**What you have to do**
Make an exact transcription of the material, leaving out all images.

**Material**

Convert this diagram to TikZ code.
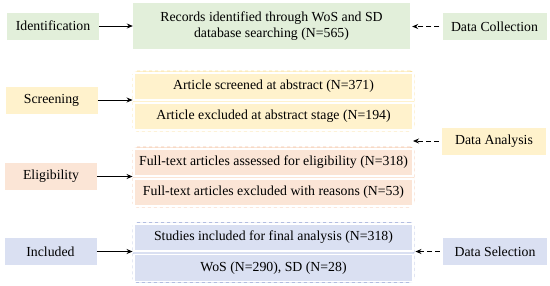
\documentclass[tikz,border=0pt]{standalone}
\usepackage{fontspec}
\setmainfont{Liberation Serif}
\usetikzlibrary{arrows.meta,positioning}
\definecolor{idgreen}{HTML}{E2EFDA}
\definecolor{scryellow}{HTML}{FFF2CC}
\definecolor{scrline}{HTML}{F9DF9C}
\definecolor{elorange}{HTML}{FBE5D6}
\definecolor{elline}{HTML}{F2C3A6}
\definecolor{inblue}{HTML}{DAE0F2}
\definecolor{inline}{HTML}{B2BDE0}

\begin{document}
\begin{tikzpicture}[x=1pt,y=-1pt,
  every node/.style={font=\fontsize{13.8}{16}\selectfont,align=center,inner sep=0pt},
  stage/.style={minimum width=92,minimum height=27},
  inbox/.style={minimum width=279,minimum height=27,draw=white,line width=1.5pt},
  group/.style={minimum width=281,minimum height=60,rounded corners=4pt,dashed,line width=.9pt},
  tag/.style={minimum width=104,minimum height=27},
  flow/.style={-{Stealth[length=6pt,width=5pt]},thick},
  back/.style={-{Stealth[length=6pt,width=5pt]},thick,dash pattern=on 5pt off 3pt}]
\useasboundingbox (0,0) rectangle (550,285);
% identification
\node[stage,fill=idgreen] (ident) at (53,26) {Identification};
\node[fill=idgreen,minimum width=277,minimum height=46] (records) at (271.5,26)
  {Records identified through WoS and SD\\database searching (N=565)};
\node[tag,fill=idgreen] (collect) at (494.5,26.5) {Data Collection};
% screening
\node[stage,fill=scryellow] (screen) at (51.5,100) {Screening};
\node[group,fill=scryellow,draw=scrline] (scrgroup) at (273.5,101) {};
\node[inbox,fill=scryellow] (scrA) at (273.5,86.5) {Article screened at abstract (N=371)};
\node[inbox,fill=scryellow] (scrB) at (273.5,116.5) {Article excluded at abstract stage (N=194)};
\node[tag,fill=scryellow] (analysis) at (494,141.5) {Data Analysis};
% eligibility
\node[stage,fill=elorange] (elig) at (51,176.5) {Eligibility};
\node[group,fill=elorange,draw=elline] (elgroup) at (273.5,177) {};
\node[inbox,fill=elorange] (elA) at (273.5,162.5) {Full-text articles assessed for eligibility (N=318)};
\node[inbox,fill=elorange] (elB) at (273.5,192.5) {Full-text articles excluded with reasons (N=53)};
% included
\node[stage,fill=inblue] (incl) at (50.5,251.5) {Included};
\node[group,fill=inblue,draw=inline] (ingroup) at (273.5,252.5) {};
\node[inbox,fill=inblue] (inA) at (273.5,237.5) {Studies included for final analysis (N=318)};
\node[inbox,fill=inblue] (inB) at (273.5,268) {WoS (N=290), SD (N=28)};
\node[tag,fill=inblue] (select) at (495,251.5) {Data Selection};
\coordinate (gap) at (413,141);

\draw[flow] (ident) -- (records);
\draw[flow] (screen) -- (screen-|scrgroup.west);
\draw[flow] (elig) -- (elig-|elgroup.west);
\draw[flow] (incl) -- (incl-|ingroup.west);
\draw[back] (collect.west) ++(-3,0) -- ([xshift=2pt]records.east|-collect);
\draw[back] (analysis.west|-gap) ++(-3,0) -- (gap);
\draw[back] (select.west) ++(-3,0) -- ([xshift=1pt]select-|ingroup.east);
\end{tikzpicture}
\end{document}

**Final answer**
Convert this diagram to TikZ code.
\documentclass[tikz,border=0pt]{standalone}
\usepackage{fontspec}
\setmainfont{Liberation Serif}
\usetikzlibrary{arrows.meta,positioning}
\definecolor{idgreen}{HTML}{E2EFDA}
\definecolor{scryellow}{HTML}{FFF2CC}
\definecolor{scrline}{HTML}{F9DF9C}
\definecolor{elorange}{HTML}{FBE5D6}
\definecolor{elline}{HTML}{F2C3A6}
\definecolor{inblue}{HTML}{DAE0F2}
\definecolor{inline}{HTML}{B2BDE0}

\begin{document}
\begin{tikzpicture}[x=1pt,y=-1pt,
  every node/.style={font=\fontsize{13.8}{16}\selectfont,align=center,inner sep=0pt},
  stage/.style={minimum width=92,minimum height=27},
  inbox/.style={minimum width=279,minimum height=27,draw=white,line width=1.5pt},
  group/.style={minimum width=281,minimum height=60,rounded corners=4pt,dashed,line width=.9pt},
  tag/.style={minimum width=104,minimum height=27},
  flow/.style={-{Stealth[length=6pt,width=5pt]},thick},
  back/.style={-{Stealth[length=6pt,width=5pt]},thick,dash pattern=on 5pt off 3pt}]
\useasboundingbox (0,0) rectangle (550,285);
% identification
\node[stage,fill=idgreen] (ident) at (53,26) {Identification};
\node[fill=idgreen,minimum width=277,minimum height=46] (records) at (271.5,26)
  {Records identified through WoS and SD\\database searching (N=565)};
\node[tag,fill=idgreen] (collect) at (494.5,26.5) {Data Collection};
% screening
\node[stage,fill=scryellow] (screen) at (51.5,100) {Screening};
\node[group,fill=scryellow,draw=scrline] (scrgroup) at (273.5,101) {};
\node[inbox,fill=scryellow] (scrA) at (273.5,86.5) {Article screened at abstract (N=371)};
\node[inbox,fill=scryellow] (scrB) at (273.5,116.5) {Article excluded at abstract stage (N=194)};
\node[tag,fill=scryellow] (analysis) at (494,141.5) {Data Analysis};
% eligibility
\node[stage,fill=elorange] (elig) at (51,176.5) {Eligibility};
\node[group,fill=elorange,draw=elline] (elgroup) at (273.5,177) {};
\node[inbox,fill=elorange] (elA) at (273.5,162.5) {Full-text articles assessed for eligibility (N=318)};
\node[inbox,fill=elorange] (elB) at (273.5,192.5) {Full-text articles excluded with reasons (N=53)};
% included
\node[stage,fill=inblue] (incl) at (50.5,251.5) {Included};
\node[group,fill=inblue,draw=inline] (ingroup) at (273.5,252.5) {};
\node[inbox,fill=inblue] (inA) at (273.5,237.5) {Studies included for final analysis (N=318)};
\node[inbox,fill=inblue] (inB) at (273.5,268) {WoS (N=290), SD (N=28)};
\node[tag,fill=inblue] (select) at (495,251.5) {Data Selection};
\coordinate (gap) at (413,141);

\draw[flow] (ident) -- (records);
\draw[flow] (screen) -- (screen-|scrgroup.west);
\draw[flow] (elig) -- (elig-|elgroup.west);
\draw[flow] (incl) -- (incl-|ingroup.west);
\draw[back] (collect.west) ++(-3,0) -- ([xshift=2pt]records.east|-collect);
\draw[back] (analysis.west|-gap) ++(-3,0) -- (gap);
\draw[back] (select.west) ++(-3,0) -- ([xshift=1pt]select-|ingroup.east);
\end{tikzpicture}
\end{document}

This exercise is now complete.